## START MATERIAL

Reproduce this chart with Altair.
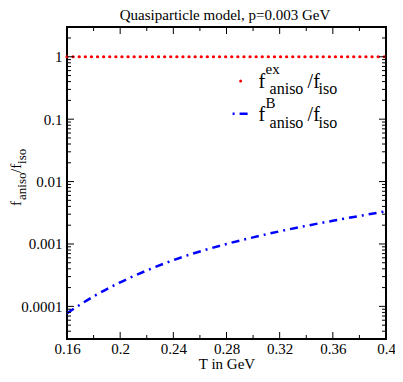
import altair as alt
import pandas as pd

FONT = "Liberation Serif"

# ---- data ----
T = [0.16, 0.18, 0.20, 0.22, 0.24, 0.26, 0.28, 0.30, 0.32, 0.34, 0.36, 0.38, 0.40]
F_EX = [1.0, 1.0, 1.0, 1.0, 1.0, 1.0, 1.0, 1.0, 1.0, 1.0, 1.0, 1.0, 1.0]
F_B = [7.76e-5, 1.445e-4, 2.43e-4, 3.76e-4, 5.50e-4, 7.59e-4, 1.0e-3,
       1.276e-3, 1.596e-3, 1.954e-3, 2.355e-3, 2.81e-3, 3.34e-3]

X_MAJOR = [0.16, 0.20, 0.24, 0.28, 0.32, 0.36, 0.40]
X_MINOR = [0.18, 0.22, 0.26, 0.30, 0.34, 0.38]
Y_MAJOR = [1, 0.1, 0.01, 0.001, 0.0001]
Y_MINOR = [2,
           0.2, 0.3, 0.4, 0.5, 0.6, 0.7, 0.8, 0.9,
           0.02, 0.03, 0.04, 0.05, 0.06, 0.07, 0.08, 0.09,
           0.002, 0.003, 0.004, 0.005, 0.006, 0.007, 0.008, 0.009,
           0.0002, 0.0003, 0.0004, 0.0005, 0.0006, 0.0007, 0.0008, 0.0009,
           0.00004, 0.00005, 0.00006, 0.00007, 0.00008, 0.00009]

W, H = 319, 312
MAJ, MIN = 7, 4
K = H / 323.5  # vertical scale relative to the reference plot box

df = pd.DataFrame({"T": T, "ex": F_EX, "B": F_B})
one = pd.DataFrame({"a": [0]})

xs = alt.Scale(domain=[0.16, 0.4], nice=False, zero=False)
ys = alt.Scale(type="log", domain=[3e-5, 3], nice=False)

x_axis = alt.Axis(values=X_MAJOR, format="~g", ticks=False, domain=False, grid=False,
                  labelFlush=False, labelFont=FONT, labelFontSize=15, labelColor="black",
                  labelPadding=2, title="T in GeV", titleFont=FONT, titleFontSize=15,
                  titleFontWeight="normal", titleColor="black", titlePadding=0)
y_axis = alt.Axis(values=Y_MAJOR, format=".4~f", ticks=False, domain=False, grid=False,
                  labelFlush=False, labelFont=FONT, labelFontSize=15, labelColor="black",
                  labelPadding=5, title="")

ex_line = alt.Chart(df).mark_line(color="red", strokeWidth=3.2, strokeDash=[0.1, 6],
                                  strokeCap="round").encode(
    x=alt.X("T:Q", scale=xs, axis=x_axis),
    y=alt.Y("ex:Q", scale=ys, axis=y_axis),
)
b_line = alt.Chart(df).mark_line(color="blue", strokeWidth=2.5, strokeDash=[8, 5, 2, 5],
                                 interpolate="monotone").encode(
    x=alt.X("T:Q", scale=xs, axis=x_axis),
    y=alt.Y("B:Q", scale=ys, axis=y_axis),
)


def xticks(vals, y0, y1):
    return alt.Chart(pd.DataFrame({"T": vals})).mark_rule(color="black", strokeWidth=1).encode(
        x=alt.X("T:Q", scale=xs, axis=x_axis), y=alt.value(y0), y2=alt.value(y1))


def yticks(vals, x0, x1):
    return alt.Chart(pd.DataFrame({"B": vals})).mark_rule(color="black", strokeWidth=1).encode(
        y=alt.Y("B:Q", scale=ys, axis=y_axis), x=alt.value(x0), x2=alt.value(x1))


def txt(s, x, y, size, angle=0, align="left"):
    return alt.Chart(one).mark_text(text=s, font=FONT, fontSize=size, align=align,
                                    baseline="alphabetic", angle=angle, color="black").encode(
        x=alt.value(x), y=alt.value(y))


ticks = [
    xticks(X_MAJOR, H, H - MAJ), xticks(X_MINOR, H, H - MIN),
    xticks(X_MAJOR, 0, MAJ), xticks(X_MINOR, 0, MIN),
    yticks(Y_MAJOR, 0, MAJ), yticks(Y_MINOR, 0, MIN),
    yticks(Y_MAJOR, W, W - MAJ), yticks(Y_MINOR, W, W - MIN),
]

r1 = 63.5 * K - 0.5
r2 = r1 + 33.5
lx = 191.6  # legend text left

# legend samples
leg_dot = alt.Chart(one).mark_circle(color="red", size=9, opacity=1).encode(
    x=alt.value(lx - 18), y=alt.value(r1 - 6.8))
leg_dash = alt.Chart(one).mark_rule(color="blue", strokeWidth=2.5, strokeDash=[2, 5, 8]).encode(
    x=alt.value(lx - 26), x2=alt.value(lx - 10), y=alt.value(r2 - 7.5))

yc = 157.5 * K  # y-title anchor

texts = [
    txt("Quasiparticle model, p=0.003 GeV", 158, -7, 15, align="center"),
    # legend row 1
    txt("f", lx, r1, 20), txt("ex", lx + 7, r1 - 14, 15), txt("aniso", lx + 11, r1 + 6, 16),
    txt("/f", lx + 49, r1, 20), txt("iso", lx + 60, r1 + 6, 16),
    # legend row 2
    txt("f", lx, r2, 20), txt("B", lx + 7, r2 - 13.5, 15), txt("aniso", lx + 11, r2 + 6.5, 16),
    txt("/f", lx + 49, r2, 20), txt("iso", lx + 60, r2 + 6.5, 16),
    # y title (rotated)
    txt("f", -46, yc + 27, 15, angle=270), txt("aniso", -41, yc + 21, 13, angle=270),
    txt("/f", -46, yc - 6, 15, angle=270), txt("iso", -41, yc - 15, 13, angle=270),
]

chart = alt.layer(ex_line, b_line, *ticks, leg_dot, leg_dash, *texts).properties(
    width=W, height=H,
    autosize=alt.AutoSizeParams(type="none"),
    padding={"left": 59, "top": 19, "right": 9, "bottom": 35},
    background="white",
).configure_view(stroke="black", strokeWidth=2)

chart.save("out.html", embed_options={"renderer": "svg", "actions": False})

## END MATERIAL

=== TASK DESCRIPTION ===
From the opening line of the listing above through the line bearing "1.276e-3, 1.596e-3, 1.954e-3, 2.355e-3, 2.81e-3, 3.34e-3]", repeat each line exactly. Drop every picture.

=== RESULT OF THIS TASK ===
Reproduce this chart with Altair.
import altair as alt
import pandas as pd

FONT = "Liberation Serif"

# ---- data ----
T = [0.16, 0.18, 0.20, 0.22, 0.24, 0.26, 0.28, 0.30, 0.32, 0.34, 0.36, 0.38, 0.40]
F_EX = [1.0, 1.0, 1.0, 1.0, 1.0, 1.0, 1.0, 1.0, 1.0, 1.0, 1.0, 1.0, 1.0]
F_B = [7.76e-5, 1.445e-4, 2.43e-4, 3.76e-4, 5.50e-4, 7.59e-4, 1.0e-3,
       1.276e-3, 1.596e-3, 1.954e-3, 2.355e-3, 2.81e-3, 3.34e-3]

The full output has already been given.